Paris hopes to see more coaches like the University of Toronto's Darren Lowe.

Paris hopes to see more coaches like the University of Toronto’s Darren Lowe.

Paris says the next phase is to get more minorities behind the bench and in the front offices of hockey teams. They have been few minority coaches in the NHL. Craig Berube, of Native American/First Nation roots, was recently named coach of the Philadelphia Flyers; Graham led the Blackhawks during the 1998-99 season; Ted Nolan, an Ojibwa Native American/First Nation steered the Buffalo Sabres from 1995 to 1997; and Darren Lowe, the first black to play on a Canadian Olympic hockey team, has coached the University of Toronto Varsity Blues since the 1995-96 season.

“I want more guys look at coaching instead of playing and looking at the executive side,” Paris said. “That’s just normal progression.”

And Paris hopes that Uriah Jones will someday be part of that progression.

Jones, 31, says he got hooked on hockey the minute he started playing floor hockey in Georgia. He eventually progressed to ice and played on suburban Atlanta’s Life University hockey team, a Division 3 American Collegiate Hockey Association club team coached by former Atlanta Flames goaltender Dan Bouchard.
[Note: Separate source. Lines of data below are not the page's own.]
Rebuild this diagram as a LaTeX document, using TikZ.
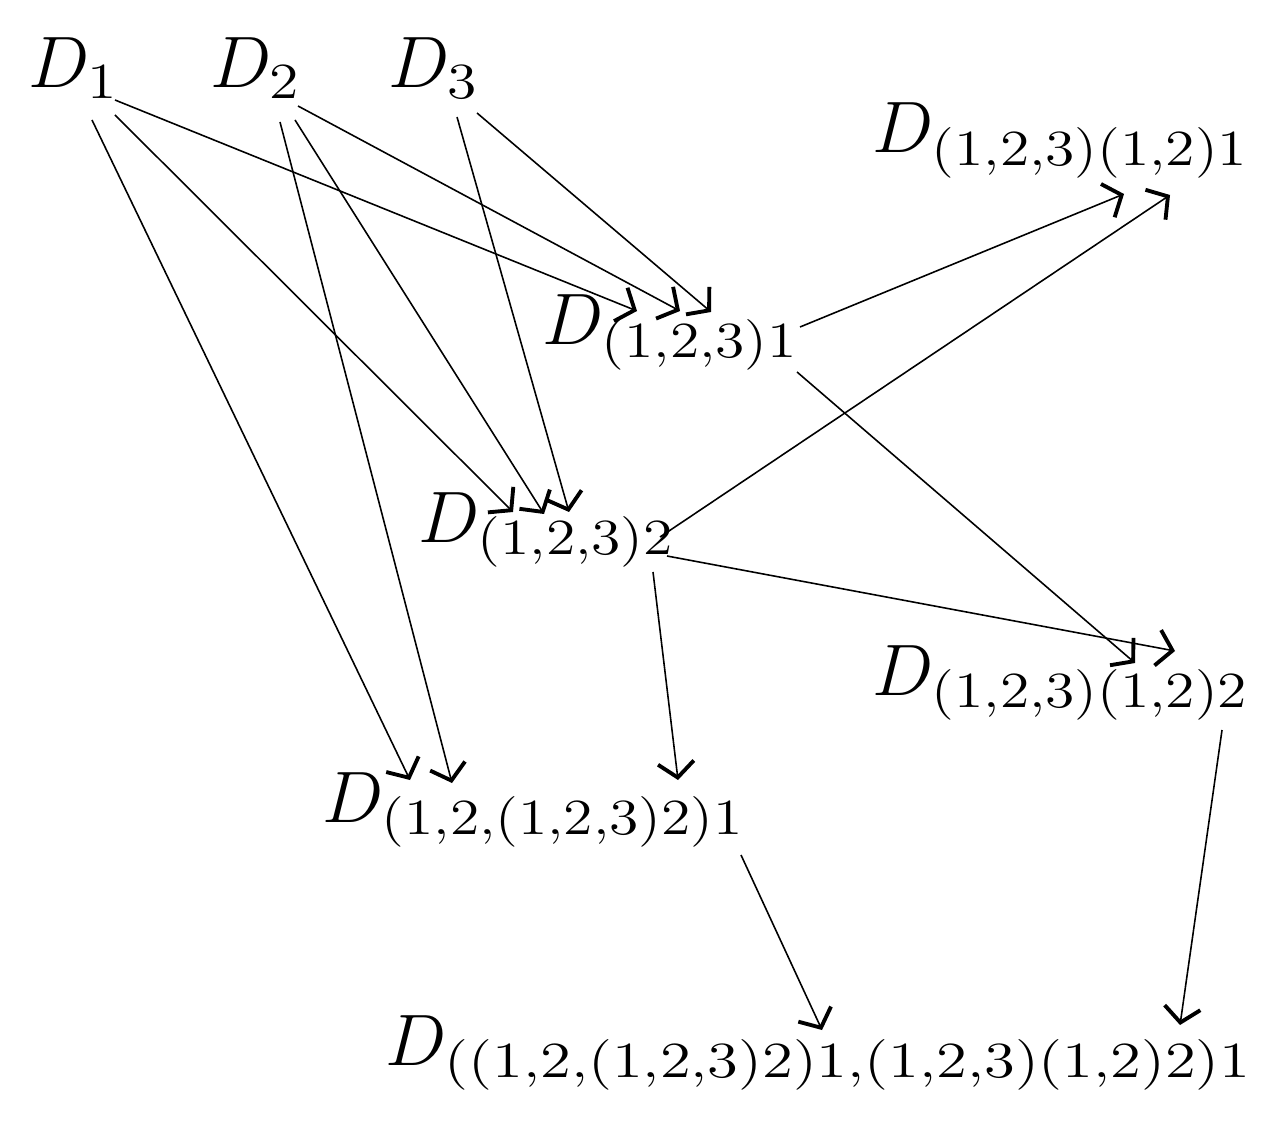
\documentclass[tikz,border=0pt]{standalone}
\usepackage{amsmath}
\usepackage{graphicx}
\usepackage{tikz}
\usetikzlibrary{arrows.meta}
\newcommand{\Dsub}[2][1.18]{D_{\scalebox{#1}[1]{\fontsize{15}{18}\selectfont$\thinmuskip=0mu #2$}}}

\begin{document}
\begin{tikzpicture}[
  every node/.style={font=\fontsize{21}{25}\selectfont, inner sep=0pt, anchor=base west},
  link/.style={-{Straight Barb[length=1.5mm,width=3.6mm,line width=1.1pt]}, line width=0.45pt}]
\useasboundingbox (0,0) rectangle (12.8,-11.24);
% Sources
\node (d1) at (0.28,-0.88) {$\Dsub{1}$};
\node (d2) at (2.10,-0.88) {$\Dsub{2}$};
\node (d3) at (3.88,-0.88) {$\Dsub{3}$};

% First level
\node (d1231) at (5.42,-3.45) {$\Dsub{(1,2,3)1}$};
\node (d1232) at (4.18,-5.42) {$\Dsub{(1,2,3)2}$};

% Second level
\node (d12a) at (8.72,-1.53) {$\Dsub{(1,2,3)(1,2)1}$};
\node (d12b) at (8.72,-6.95) {$\Dsub{(1,2,3)(1,2)2}$};
\node (dmix) at (3.22,-8.22) {$\Dsub{(1,2,(1,2,3)2)1}$};

% Last level
\node (dlast) at (3.85,-10.65) {$\Dsub[1.24]{((1,2,(1,2,3)2)1,(1,2,3)(1,2)2)1}$};

% Links from D_1
\draw[link] ([shift={(0.87,-0.12)}]d1.base west) -- ([shift={(0.95,0.34)}]d1231.base west);
\draw[link] ([shift={(0.87,-0.27)}]d1.base west) -- ([shift={(0.95,0.30)}]d1232.base west);
\draw[link] ([shift={(0.64,-0.32)}]d1.base west) -- ([shift={(0.88,0.42)}]dmix.base west);

% Links from D_2
\draw[link] ([shift={(0.88,-0.18)}]d2.base west) -- ([shift={(1.38,0.34)}]d1231.base west);
\draw[link] ([shift={(0.85,-0.32)}]d2.base west) -- ([shift={(1.26,0.28)}]d1232.base west);
\draw[link] ([shift={(0.70,-0.34)}]d2.base west) -- ([shift={(1.30,0.39)}]dmix.base west);

% Links from D_3
\draw[link] ([shift={(0.89,-0.25)}]d3.base west) -- ([shift={(1.69,0.33)}]d1231.base west);
\draw[link] ([shift={(0.69,-0.29)}]d3.base west) -- ([shift={(1.51,0.30)}]d1232.base west);

% Links from the first level
\draw[link] ([shift={(2.58,0.18)}]d1231.base west) -- ([shift={(2.52,-0.41)}]d12a.base west);
\draw[link] ([shift={(2.55,-0.27)}]d1231.base west) -- ([shift={(2.63,0.32)}]d12b.base west);
\draw[link] ([shift={(2.42,0.05)}]d1232.base west) -- ([shift={(2.98,-0.42)}]d12a.base west);
\draw[link] ([shift={(2.49,-0.14)}]d1232.base west) -- ([shift={(3.03,0.44)}]d12b.base west);
\draw[link] ([shift={(2.35,-0.30)}]d1232.base west) -- ([shift={(3.56,0.42)}]dmix.base west);

% Links to the last level
\draw[link] ([shift={(4.19,-0.33)}]dmix.base west) -- ([shift={(4.37,0.35)}]dlast.base west);
\draw[link] ([shift={(3.50,-0.35)}]d12b.base west) -- ([shift={(7.95,0.40)}]dlast.base west);
\end{tikzpicture}
\end{document}
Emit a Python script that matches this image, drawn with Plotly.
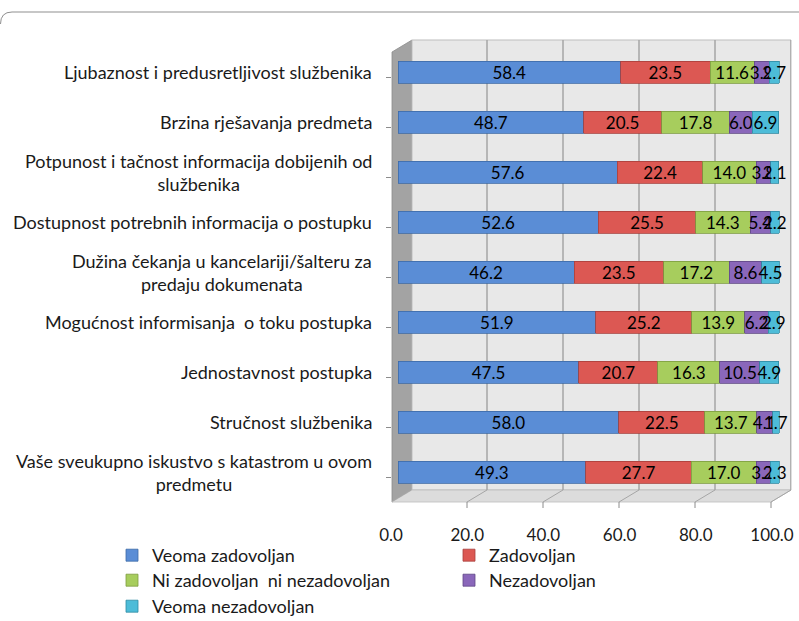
import plotly.graph_objects as go

categories = [
    "Ljubaznost i predusretljivost službenika",
    "Brzina rješavanja predmeta",
    "Potpunost i tačnost informacija dobijenih od<br>službenika",
    "Dostupnost potrebnih informacija o postupku",
    "Dužina čekanja u kancelariji/šalteru za<br>predaju dokumenata",
    "Mogućnost informisanja  o toku postupka",
    "Jednostavnost postupka",
    "Stručnost službenika",
    "Vaše sveukupno iskustvo s katastrom u ovom<br>predmetu",
]
series_names = ["Veoma zadovoljan", "Zadovoljan", "Ni zadovoljan  ni nezadovoljan",
                "Nezadovoljan", "Veoma nezadovoljan"]
veoma_zadovoljan = [58.4, 48.7, 57.6, 52.6, 46.2, 51.9, 47.5, 58.0, 49.3]
zadovoljan = [23.5, 20.5, 22.4, 25.5, 23.5, 25.2, 20.7, 22.5, 27.7]
ni_ni = [11.6, 17.8, 14.0, 14.3, 17.2, 13.9, 16.3, 13.7, 17.0]
nezadovoljan = [3.9, 6.0, 3.8, 5.4, 8.6, 6.2, 10.5, 4.1, 3.7]
veoma_nezadovoljan = [2.7, 6.9, 2.1, 2.2, 4.5, 2.9, 4.9, 1.7, 2.3]
x_ticks = [0, 20, 40, 60, 80, 100]

series_values = [veoma_zadovoljan, zadovoljan, ni_ni, nezadovoljan, veoma_nezadovoljan]
colors = ["#5a8dd6", "#dc5853", "#a7cd5d", "#8a67ba", "#4dbcd8"]
edges = ["#3d6aa6", "#a8403c", "#7d9c40", "#5f4885", "#2f8aa3"]

FONT = "Lato"
FS = 18
W, H = 799, 621
L, R, T, B = 392, 791, 40, 502  # plot area in pixels

def px(x):
    return (x - L) / (R - L)

def py(y):
    return (B - y) / (B - T)

ycat = list(range(len(categories)))

# legend placement: two columns, three rows (left col: items 1,3,5; right col: 2,4)
legend_ids = ["legend", "legend2", "legend3", "legend4", "legend5"]
legend_pos = [(112, 537), (449, 537), (112, 562), (449, 562), (112, 588)]

fig = go.Figure()
for name, vals, c, e, lg in zip(series_names, series_values, colors, edges, legend_ids):
    fig.add_trace(go.Bar(
        y=ycat, x=vals, name=name, orientation="h",
        marker=dict(color=c, line=dict(color=e, width=0.8)),
        width=0.44, offset=-0.32,
        text=vals, texttemplate="%{x:.1f}", textposition="inside",
        insidetextanchor="middle", textangle=0,
        textfont=dict(family=FONT, size=17, color="#000000"),
        cliponaxis=False, legend=lg,
        hoverinfo="skip",
    ))

# x scale: value 0 at pixel 398, 3.81 px per unit
x0_px, ppu = 398.0, 3.81
xr = [(L - x0_px) / ppu, (R - x0_px) / ppu]

shapes = []
# 3D walls
shapes.append(dict(type="path", xref="paper", yref="paper", layer="below",
                   path=f"M{px(392)},{py(52)} L{px(412)},{py(40)} L{px(412)},{py(490)} L{px(392)},{py(502)} Z",
                   fillcolor="#a3a3a3", line=dict(color="#8c8c8c", width=0.8)))
shapes.append(dict(type="rect", xref="paper", yref="paper", layer="below",
                   x0=px(412), x1=px(791), y0=py(490), y1=py(40),
                   fillcolor="#e8e8e8", line=dict(color="#bdbdbd", width=1)))
shapes.append(dict(type="path", xref="paper", yref="paper", layer="below",
                   path=f"M{px(392)},{py(502)} L{px(412)},{py(490)} L{px(791)},{py(490)} L{px(771)},{py(502)} Z",
                   fillcolor="#dcdcdc", line=dict(color="#bdbdbd", width=0.8)))
# back-wall gridlines & floor lines at tick values (shifted by the depth)
depth_back = (411 - x0_px) / ppu
depth_front = (391 - x0_px) / ppu
for v in x_ticks[1:]:
    shapes.append(dict(type="line", xref="x", yref="paper", layer="below",
                       x0=v * 3.8 / ppu + depth_back, x1=v * 3.8 / ppu + depth_back,
                       y0=py(490), y1=py(40), line=dict(color="#a6a6a6", width=1.5)))
for v in x_ticks:
    shapes.append(dict(type="line", xref="x", yref="paper", layer="below",
                       x0=v * 3.8 / ppu + depth_front, x1=v * 3.8 / ppu + depth_back,
                       y0=py(502), y1=py(490), line=dict(color="#a6a6a6", width=1)))
    shapes.append(dict(type="line", xref="x", yref="paper", layer="below",
                       x0=v * 3.8 / ppu + depth_front, x1=v * 3.8 / ppu + depth_front,
                       y0=py(502), y1=py(508), line=dict(color="#8c8c8c", width=1)))
# chart-area border (rounded top-left corner)
shapes.append(dict(type="path", xref="paper", yref="paper", layer="above",
                   path=f"M{px(0.5)},{py(24)} Q{px(0.5)},{py(12)} {px(12)},{py(12)} L{px(799)},{py(12)}",
                   line=dict(color="#8f8f8f", width=1)))

annotations = []
for i, cat in enumerate(categories):
    annotations.append(dict(
        text=cat, xref="paper", yref="y", x=px(374), y=i - 0.1,
        xanchor="right", yanchor="middle", align="center", showarrow=False,
        font=dict(family=FONT, size=FS, color="#1a1a1a"),
    ))

layout_legends = {}
for lg, (lx, ly) in zip(legend_ids, legend_pos):
    layout_legends[lg] = dict(x=px(lx), y=py(ly), xanchor="left", yanchor="top",
                              orientation="v",
                              font=dict(family=FONT, size=FS, color="#1a1a1a"),
                              bgcolor="rgba(0,0,0,0)")

fig.update_layout(
    width=W, height=H,
    margin=dict(l=L, r=W - R, t=T, b=H - B, autoexpand=False),
    paper_bgcolor="white", plot_bgcolor="rgba(0,0,0,0)",
    barmode="stack",
    font=dict(family=FONT, size=FS, color="#1a1a1a"),
    uniformtext=dict(minsize=17, mode="show"),
    xaxis=dict(range=xr, tickvals=x_ticks, ticktext=[f"{v:.1f}" for v in x_ticks],
               showgrid=False, zeroline=False, showline=False,
               ticks="outside", ticklen=18, tickcolor="rgba(0,0,0,0)",
               ticklabelshift=-7, automargin=False,
               tickfont=dict(family=FONT, size=17, color="#1a1a1a"), fixedrange=True),
    yaxis=dict(range=[len(categories) - 0.5, -0.74], tickvals=ycat,
               showticklabels=False, showgrid=False, zeroline=False, showline=False,
               ticks="outside", tickson="boundaries", ticklen=5, tickcolor="#8c8c8c",
               automargin=False, fixedrange=True),
    showlegend=True,
    shapes=shapes, annotations=annotations,
    **layout_legends,
)

fig.write_html("out.html", config={"displayModeBar": False},
               post_script="document.body.style.margin='0';document.body.style.overflow='hidden';")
He landed a job in the hockey development department of the Atlanta Thrashers, helping to grow the sport in the Peach State. But the job ended when the Thrashers moved to Winnipeg and became the Jets.

Hockey may have left Atlanta but it didn’t leave Jones. After the Thrashers up and left, Jones packed his bags – for Chicago. There, he found work with the National Basketball Association Chicago Bulls on their equipment staff.

With the Bulls sharing Chicago’s United Center with the Blackhawks, Jones inquired through NHL headquarters in New York and friends in the hockey world about whether there were any job opportunities with the team.

The Blackhawks hired him shortly after last season’s player lockout.  To say that Jones is in hockey heaven working for the Blackhawks is an understatement.

“This is not a game for me – I eat, breathe and sleep hockey, I’m always talking it, it’s crazy,” he told me. “It’s what I do. It’s me.”

And that makes John Paris, Jr., happy.